Citizens of Two Empires: Ottoman and Habsburg Muslims’ Allegiances

Monday, January 5, 2015: 9:10 AM
Concourse B (New York Hilton)
Leyla Amzi-Erdogdular, Columbia University
Habsburg occupation of the Ottoman province of Bosnia Herzegovina after the Berlin Congress (1878) was constructed on the basis of political and legal ambiguity. The Ottoman and Habsburg rulers both claimed to be the protectors of its Muslims. Taking advantage of their unique position, Muslims formed new relationships with both empires in an attempt to preserve their status and interests. They addressed both empires as Ottomans, as Muslims, and as Habsburg subjects, aware of protections offered in exchange for political recognition, imperial legitimacy, and diplomatic influence.
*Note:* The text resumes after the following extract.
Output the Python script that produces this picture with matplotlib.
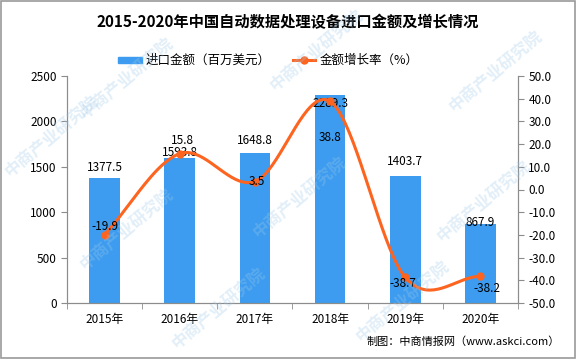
import numpy as np
import matplotlib
matplotlib.use('Agg')
import matplotlib.pyplot as plt
from matplotlib.patches import Rectangle
from matplotlib.lines import Line2D

plt.rcParams['font.family'] = ['Noto Sans CJK SC', 'DejaVu Sans']
plt.rcParams['axes.unicode_minus'] = False

# 数据
years = ['2015年', '2016年', '2017年', '2018年', '2019年', '2020年']
amount = [1377.5, 1593.8, 1648.8, 2289.3, 1403.7, 867.9]
growth = [-19.9, 15.8, 3.5, 38.8, -38.7, -38.2]

# 标签偏移（像素）
bar_label_dy = [10, 6, 13, -8, 14, 2]
line_label_dx = [0, 3, 2, 0, -2, 7]
line_label_dy = [8, 13, 0, -36, -6, -12]

bar_color = '#3d9cf0'
line_color = '#fd6420'
axis_color = '#8c8c8c'

fig = plt.figure(figsize=(5.76, 3.59), dpi=100)
ax = fig.add_axes([67 / 576, 1 - 303 / 359, 451 / 576, 227 / 359])
ax2 = ax.twinx()

x = np.arange(len(years))
ax.bar(x, amount, width=0.41, color=bar_color, zorder=2)
ax.set_xlim(-0.5, len(years) - 0.5)
ax.set_ylim(0, 2500)
ax.set_yticks(range(0, 2501, 500))
ax.set_xticks(x)
ax.set_xticklabels(years, fontsize=8.5)
ax.set_xticks(np.arange(-0.5, len(years), 1), minor=True)
ax.tick_params(axis='x', which='major', length=0, pad=7)
ax.tick_params(axis='x', which='minor', length=4, color=axis_color)
ax.tick_params(axis='y', length=4, color=axis_color, labelsize=8.5)

# 平滑曲线（Catmull-Rom）
pts = np.column_stack([x, growth]).astype(float)
ext = np.vstack([pts[0] - (pts[1] - pts[0]), pts, pts[-1] + (pts[-1] - pts[-2])])
cx, cy = [], []
for i in range(1, len(ext) - 2):
    p0, p1, p2, p3 = ext[i - 1], ext[i], ext[i + 1], ext[i + 2]
    t = np.linspace(0, 1, 40)[:, None]
    seg = 0.5 * ((2 * p1) + (-p0 + p2) * t + (2 * p0 - 5 * p1 + 4 * p2 - p3) * t ** 2
                 + (-p0 + 3 * p1 - 3 * p2 + p3) * t ** 3)
    cx.extend(seg[:, 0])
    cy.extend(seg[:, 1])
ax2.plot(cx, cy, color=line_color, lw=2.2, zorder=3)
ax2.plot(x, growth, 'o', color=line_color, ms=5, zorder=4)
ax2.set_ylim(-50, 50)
ax2.set_yticks(range(-50, 51, 10))
ax2.set_yticklabels([f'{v:.1f}' for v in range(-50, 51, 10)])
ax2.tick_params(axis='y', length=4, color=axis_color, labelsize=8.5)

for a in (ax, ax2):
    a.spines['top'].set_visible(False)
    for s in ('left', 'right', 'bottom'):
        a.spines[s].set_color(axis_color)

for i, v in enumerate(amount):
    ax.annotate(f'{v}', (x[i], v), xytext=(0, bar_label_dy[i]), textcoords='offset pixels',
                ha='center', va='center', fontsize=8.5, zorder=5)
for i, v in enumerate(growth):
    ax2.annotate(f'{v}', (x[i], v), xytext=(line_label_dx[i], line_label_dy[i]),
                 textcoords='offset pixels', ha='center', va='center', fontsize=8.5, zorder=5)

# 标题和图例
fig.text(0.5, 1 - 22 / 359, '2015-2020年中国自动数据处理设备进口金额及增长情况',
         ha='center', va='center', fontsize=11, fontweight='bold')
fig.patches.append(Rectangle((118 / 576, 1 - 63 / 359), 24 / 576, 6 / 359,
                             transform=fig.transFigure, color=bar_color))
fig.text(146 / 576, 1 - 60 / 359, '进口金额（百万美元）', va='center', fontsize=9)
fig.lines.append(Line2D([293 / 576, 315 / 576], [1 - 60 / 359] * 2, transform=fig.transFigure,
                        color=line_color, lw=2.2))
fig.lines.append(Line2D([304 / 576], [1 - 60 / 359], transform=fig.transFigure,
                        color=line_color, marker='o', ms=5))
fig.text(320 / 576, 1 - 60 / 359, '金额增长率（%）', va='center', fontsize=9)

fig.text(560 / 576, 1 - 342 / 359, '制图：中商情报网（www.askci.com）', ha='right', va='center',
         fontsize=8)

# 水印
for wx, wy in [(0.22, 0.78), (0.55, 0.86), (0.86, 0.80), (0.22, 0.36),
               (0.52, 0.45), (0.84, 0.44), (0.09, 0.62), (0.38, 0.14), (0.70, 0.16)]:
    fig.text(wx, wy, '中商产业研究院', rotation=40, ha='center', va='center', fontsize=12,
             fontweight='bold', color='#9ec9e8', alpha=0.3, zorder=10)

fig.patches.append(Rectangle((0.001, 0.002), 0.997, 0.996, transform=fig.transFigure,
                             fill=False, edgecolor='#9a9a9a', lw=1.2))

plt.savefig('out.png', dpi=100)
The discourse of civilization, citizen rights, and international norms increasingly became part of the traditional petitioning system for Bosnians in both the Ottoman and Habsburg empires corresponding to efforts and claims these empires tried to project. By analyzing individual and group petitions and other archival sources, I examine the ways in which the Bosnian Muslims interacted with the Ottoman and Habsburg states, that is, what legal and diplomatic opportunities they used in order to draw conclusions about their understanding of citizenship, sovereignty, legitimacy, and loyalty. Muslims in Habsburg Bosnia had opportunities at consuming a variety of legal protections, choices of which did not necessarily exclude the others. This overlap, of both the state protections and citizen allegiances, is telling of the early twentieth century negotiations about the meaning of citizenship as well as its imperial imprint.